Based on news accounts of the time, Barack Obama’s ascendancy to the presidency was nothing short of messianic. Hell, he even claimed that his inauguration was when “the rise of the oceans began to slow and our planet began to heal." Fixing myriad problems with a government or economy weren’t enough, he was going to repair an entire planet.

How has he fared?

The economy, clearly, is an unmitigated mess. Joblessness abounds. Health care expenses keep rising. American education continues to decline. Our international presence remains aggressive and costly. The noose around the neck of our civil liberties has tightened. The dollar, the reserve currency of the world, continues to be further exposed as a sham.

This was not the change we believed in, much less what we hoped for.

Indeed, disapproval ratings are as low as they’ve ever been for The One at, as of August 10, 56% “total disapprove.”

So how is this disconnect in results explained? Currently, there seem to be two primary forms of apologetics - often intermixed - from the left.

The first puts the blame of Obama’s failures squarely upon the shoulders of the unthinking masses, too stupid or self-centered or racist or confused to properly support the true savior. In particular, the tea party - that generally amorphous, decentralized coalition of libertarians and conservatives whose ostensible primary object (at least at its inception) was to effectively shrink the size and scope of government - has been directly implicated as the nefarious criminals in the plot to destabilize a nation.

During the recent debt negotiations, Vice President Joe Biden agreed with Rep. Mike Doyle (D-PA) that the tea party were “terrorists,” echoing sentiments by former Rep. Martin Frost that the tea party had “much in common with the Taliban.” Not to be outdone, New York Times columnist Joe Nocera referred to the tea party as “terrorists” waging “jihad” with “suicide vests.” Washington Post’s Kathleen Parker took exception to this: “Actually, no, Mr. Vice President, the Tea Party gang wasn’t ‘acting like terrorists.’ They were acting like kidnappers. Let’s get our insults correct.” Economist Paul Krugman concurs with this assessment, as he declared that “Republicans have, in effect, taken America hostage.” Jacob Weisberg of Slate referred to some of those who would obstruct Obama and the left’s Keynesian economic manipulations as “intellectual primitives.” Bill Maher preferred a fight-fire-with-fire approach: “The only way to pull the debate back from the far right is for liberals to elect their own slate of 60 unstable, loony tune, mad-as-a-hatter, crazy motherf*ckers.”
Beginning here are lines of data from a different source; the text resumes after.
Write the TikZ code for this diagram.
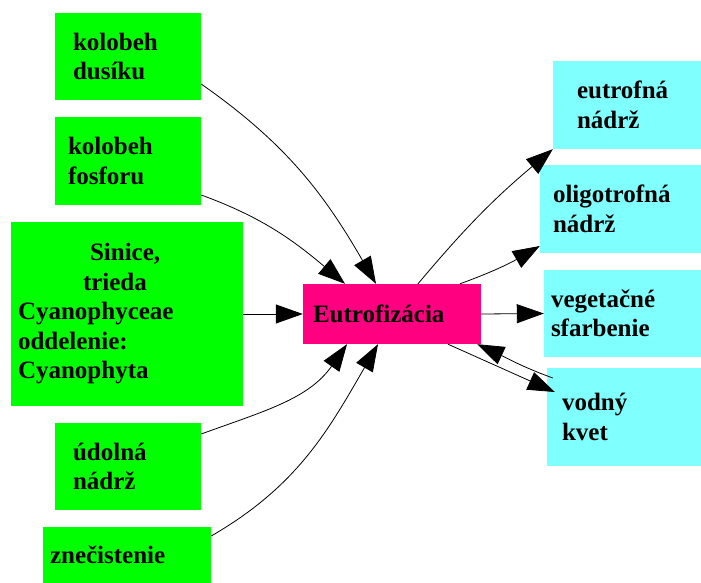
\documentclass[tikz,border=0pt]{standalone}
\usepackage{fontspec}
\setmainfont{Liberation Serif}
\usetikzlibrary{arrows.meta}
\definecolor{boxgreen}{RGB}{0,255,0}
\definecolor{boxcyan}{RGB}{128,255,255}
\definecolor{boxpink}{RGB}{255,0,128}

\begin{document}
\begin{tikzpicture}[
  x=1pt, y=-1pt,
  box/.style={rectangle, inner ysep=0pt, align=left,
    font=\fontsize{25}{29.5}\selectfont\bfseries},
  gbox/.style={box, fill=boxgreen},
  cbox/.style={box, fill=boxcyan},
  pbox/.style={box, fill=boxpink},
  link/.style={-{Triangle[length=27pt,width=19pt]}, line width=0.8pt}
]
  \useasboundingbox (0,0) rectangle (701,583);

  %% Causes
  \node[gbox, minimum width=146pt, minimum height=87pt, inner xsep=18pt, text width=110pt] (dus) at (128,56.5) {kolobeh\\dusíku};
  \node[gbox, minimum width=146pt, minimum height=88pt, inner xsep=13pt, text width=120pt] (fos) at (128,161) {kolobeh\\fosforu};
  \node[gbox, minimum width=232pt, minimum height=184pt, inner xsep=7pt, text width=218pt] (sin) at (127,314)
    {\hspace*{72pt}Sinice,\\\hspace*{65pt}trieda\\Cyanophyceae\\oddelenie:\\Cyanophyta};
  \node[gbox, minimum width=146pt, minimum height=87pt, inner xsep=18pt, text width=110pt] (udo) at (128,466.5) {údolná\\nádrž};
  \node[gbox, minimum width=168pt, minimum height=56pt, inner xsep=7pt, text width=154pt] (zne) at (127,555) {znečistenie};

  %% Centre
  \node[pbox, minimum width=178pt, minimum height=60pt, inner xsep=10pt, text width=158pt] (eut) at (392,314) {Eutrofizácia};

  %% Effects
  \node[cbox, minimum width=148pt, minimum height=88pt, inner xsep=24pt, text width=100pt] (eun) at (627,105) {eutrofná\\nádrž};
  \node[cbox, minimum width=161pt, minimum height=88pt, inner xsep=13pt, text width=135pt] (oli) at (620.5,209) {oligotrofná\\nádrž};
  \node[cbox, minimum width=157pt, minimum height=87pt, inner xsep=7pt, text width=143pt] (veg) at (622.5,313.5) {vegetačné\\sfarbenie};
  \node[cbox, minimum width=154pt, minimum height=98pt, inner xsep=15pt, text width=124pt] (vod) at (624,417) {vodný\\kvet};

  %% Edges
  \draw[link] ([yshift=-27.5pt]dus.east) to[out=-35,in=120] ([xshift=-16pt]eut.north);
  \draw[link] ([yshift=-34pt]fos.east) to[out=-20,in=140] ([xshift=-47pt]eut.north);
  \draw[link] (sin.east) -- (eut.west);
  \draw[link] ([yshift=32.5pt]udo.east) to[out=20,in=-125] ([xshift=-45pt]eut.south);
  \draw[link] ([yshift=19pt]zne.east) to[out=30,in=-120] ([xshift=-14pt]eut.south);
  \draw[link] ([xshift=26pt]eut.north) to[out=50,in=-140] (eun.south west);
  \draw[link] ([xshift=68pt]eut.north) to[out=20,in=-150] ([yshift=-37pt]oli.west);
  \draw[link] (eut.east) -- (veg.west);
  \draw[link] ([xshift=56pt]eut.south) -- ([xshift=8pt,yshift=25pt]vod.west);
  \draw[link] ([xshift=6pt,yshift=39pt]vod.west) to[out=160,in=-25] ([xshift=-4pt]eut.south east);
\end{tikzpicture}
\end{document}
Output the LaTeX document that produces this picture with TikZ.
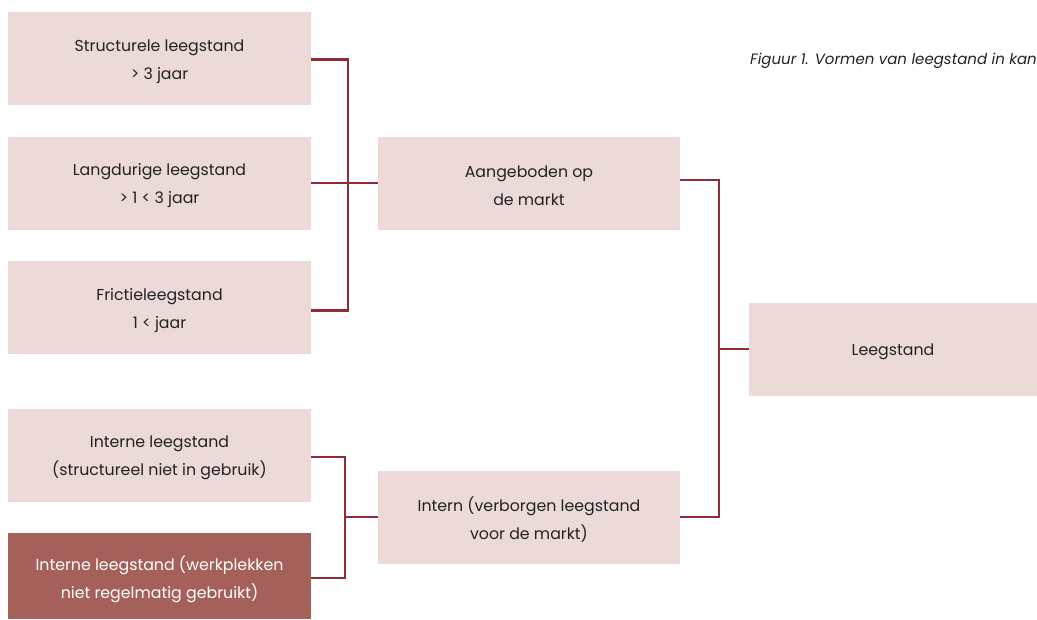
\documentclass[tikz,border=0pt]{standalone}
\usepackage{fontspec}
\setmainfont{Poppins}
\definecolor{boxpink}{HTML}{EBDAD8}
\definecolor{boxdark}{HTML}{A6605A}
\definecolor{linered}{HTML}{8E2B35}
\definecolor{txt}{HTML}{222222}
\begin{document}
\begin{tikzpicture}[x=1pt,y=-1pt,
  box/.style={fill=boxpink,draw=none,minimum width=303pt,minimum height=93pt,inner sep=0pt},
  darkbox/.style={box,fill=boxdark},
  boxtext/.style={inner sep=0pt,align=center,text=txt,font=\fontsize{15.8}{28}\selectfont},
  darktext/.style={boxtext,text=white},
  conn/.style={draw=linered,line width=2.8pt}]
\useasboundingbox (0,0) rectangle (1037,619);
\begin{scope}
\clip (0,0) rectangle (1037,619);
\node (b1) [box] at (159.5,58.5) {};
\node (b2) [box] at (159.5,183) {};
\node (b3) [box] at (159.5,307.5) {};
\node (b4) [box] at (159.5,455) {};
\node (b5) [darkbox,minimum height=86pt] at (159.5,576) {};
\node (a) [box,minimum width=302pt] at (529,183) {};
\node (i) [box,minimum width=302pt] at (529,517) {};
\node (l) [box,minimum width=288pt] at (893,349) {};
\node (b1t) [boxtext] at ([yshift=-3pt]b1.center) {Structurele leegstand\\> 3 jaar};
\node (b2t) [boxtext] at ([yshift=-3pt]b2.center) {Langdurige leegstand\\> 1 < 3 jaar};
\node (b3t) [boxtext] at ([yshift=-3pt]b3.center) {Frictieleegstand\\1 < jaar};
\node (b4t) [boxtext] at ([yshift=-3pt]b4.center) {Interne leegstand\\(structureel niet in gebruik)};
\node (b5t) [darktext] at ([yshift=-3pt]b5.center) {Interne leegstand (werkplekken\\niet regelmatig gebruikt)};
\node (at) [boxtext] at ([yshift=-3pt]a.center) {Aangeboden op\\de markt};
\node (it) [boxtext] at ([yshift=-3pt]i.center) {Intern (verborgen leegstand\\voor de markt)};
\node (lt) [boxtext] at ([yshift=-3pt]l.center) {Leegstand};
\node (cap) [anchor=west,inner sep=0pt,text=txt,font=\fontsize{15}{17}\selectfont\itshape] at (750,61) {Figuur 1. Vormen van leegstand in kan};
\end{scope}
\coordinate (j1) at (348,183);
\coordinate (j2) at (719,349);
\coordinate (j3) at (345,517);
\draw[conn] ([yshift=-1pt]b1.east) -| (j1) |- ([yshift=-3pt]b3.east);
\draw[conn] (b2.east) -- (a.west);
\draw[conn] ([yshift=3pt]a.east) -| (j2) |- (i.east);
\draw[conn] (j2) -- (l.west);
\draw[conn] ([yshift=-2pt]b4.east) -| (j3) |- ([yshift=-2pt]b5.east);
\draw[conn] (j3) -- (i.west);
\end{tikzpicture}
\end{document}
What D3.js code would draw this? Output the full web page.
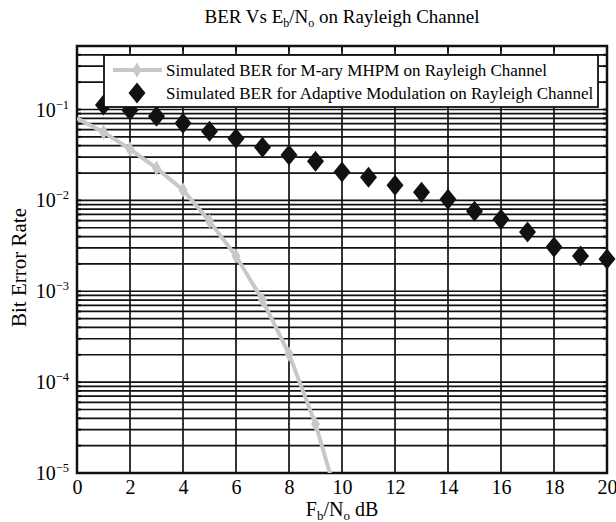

Not that the tea party does not deserve some grief, particularly its current neo-con-usurped mutation that is more establishment than revolutionary - but the criticisms of the tea party here are more broad strokes against all critics as a way to deflect liability. As the left sees it: if only the unhinged “teabagger” dolts and other non-leftists simply acquiesced to the enlightened whims of their loving statists in power, we’d all be drinking rainbow milkshakes and dancing on cotton candy clouds.

The other popular form of leftist apologetics, when the previous administration is not blamed, actually does blame Obama. But he is blamed for being too conciliatory, too centrist, too much to the right, too eager to compromise.

Drew Westen, a professor of psychology at Emory University and Democratic “strategic consultant,” wrote in the New York Times last week that Obama’s weakness is that he is a “centrist” who “seems so compelled to take both sides of every issue.” (And to not leave the first narrative unsaid, he also added: “we are a nation that is being held hostage… by an extremist Republican Party.”)

Krugman, in writing about the “cult of balance” and “centrist fantasies,” bemoaned Obama’s “extraordinary concessions on Democratic priorities.” And he took it further still, claiming many of Obama’s policies have been downright conservative.

Slate’s Weisberg continued on his aforementioned piece about the imbecilic opposition: ”there’s no point trying to explain complicated matters to the American people. The president has tried reasonableness and he has failed.” He calls Obama the “supine president.”

Of course, anyone who’s not a partisan ideologue can plainly see the ridiculousness of such claims. There was nothing “centrist” about the largest entitlement expansion in the history of the country rammed through without a single vote from the opposing party. There is no “reasonableness” about continuing the steady march of government spending and expansion and debt accumulation - during a recession and facing a debt crisis, no less - and calling it a “cut.”

Ultimately, the truth is Obama is pretty much exactly what intelligent detractors expected him to be: a slick, central-planning authoritarian. Nothing he has done - except for his very Bushesque foreign policy - should be surprising; nor has it likely surprised anyone with a proper distrust of government and a firm appreciation of presidential history.

The commonality between the two popular forms of apologetics is that it is not the ideology itself that is blamed. Never must the benevolent state of modern left-liberalism be questioned! In Obama, the left truly had, in nearly all respects, the president they wished for - but reality never comported with their dreams.

Unfortunately, it’s only in existing outside of reality that the leftist worldview could ever work.

And to admit that would be blasphemy.